BIST endeksini takip eden bir portföy ile BIST endeksini dayanak varlık olarak takip etmeye çalışan bir borsa yatırım fonu aynı getiriyi sağlarlar ancak, BIST endeksini takip etmeye çalışan bir portföy için, portföye alınan her bir hisse için ayrı ayrı maliyet oluşurken, BIST’u takip etmeyi amaçlayan bir BYF için bu maliyetler sadece alınan BYF için oluşacağı için büyük bir maliyet avantajı sağlayacaktır.
Yatırımcıların diğer fonlara göre BYF’lere daha fazla yönelmesinin bir diğer nedeni de, hisse senetlerine has özelliklerin bu fonlarda kullanılmasıdır. Örneğin, açığa satış, limitli satış ve benzeri. Vergi avantajının da olması yüksek gelir vergisi uygulayan ülkelerdeki yatırımcıların BYF’lere yönelmesini sağlıyor. Bunun altında yatan neden ise, BYF’lerin pasif yönetim altında olmaları ve bu nedenle diğer fonlar gibi değerlendirilmelerinden kaynaklanmaktadır.
BYF’ler oldukça transparan yatırım araçlarıdır. Fonları alırken fon içeriği çok kompleks olduğundan bu fonu çözmek uzmanlık gerektiriyor. BYF’lerde böyle bir uzmanlığa gerek yoktur. BYF’leri satın alan kişi finans alanında bilgisiz dahi olsa dayanak varlığın fiyatına ve gidişatına bakarak satın aldığı BYF’nin ne durumda olduğunu bilecektir.
Türkiye’de yabancı yatırım araçların kıt olması dolayısıyla BYF’ler bu konudaki açığı az da olsa kapatmaktadır. Türkiye’de kote edilmiş bir kaç BYF, yabancı endeksleri dayanak varlık olarak tutmaktadır. Böylelikle yatırımcı, minimum maliyetle yabancı endekslere yatırım yapmış olacaktır. Bunun yanında eğer yatırımcının yönettiği bir portföy var ise, elinde olmayan, Türkiye’ye has olumsuzluklara karşı kendini korumaya alabileceği mükemmel çeşitlendirme olanağı sağlayan bir araç haline gelmektedir.
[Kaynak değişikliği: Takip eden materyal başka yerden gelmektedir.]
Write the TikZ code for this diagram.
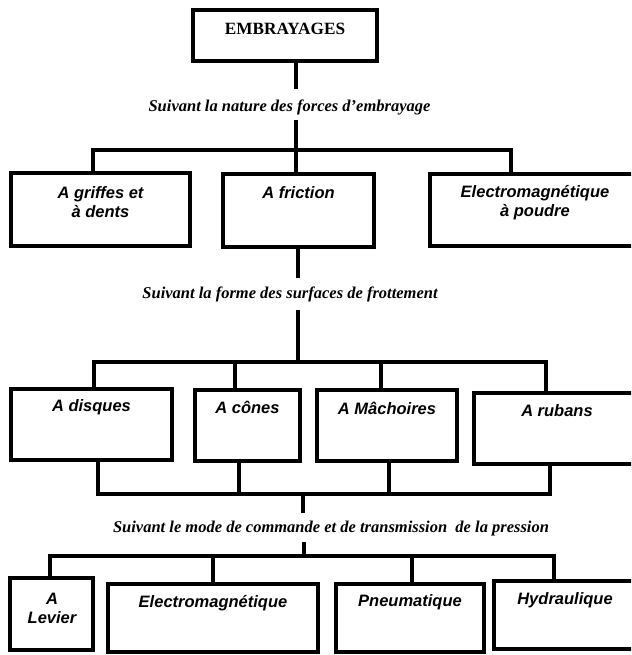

Borsa yatırım fonları, her kitleden yatırımcı için çok güçlü bir araçtır. Bu aracı iyi anlamak, kullanmak ve alternatif olarak portföyde çeşitlendirme amacıyla bulundurmak, ülkemizde neredeyse her yıl yaşanan siyasi ve ekonomik krizlere karşı az da olsa korunma şansı sağlayacaktır.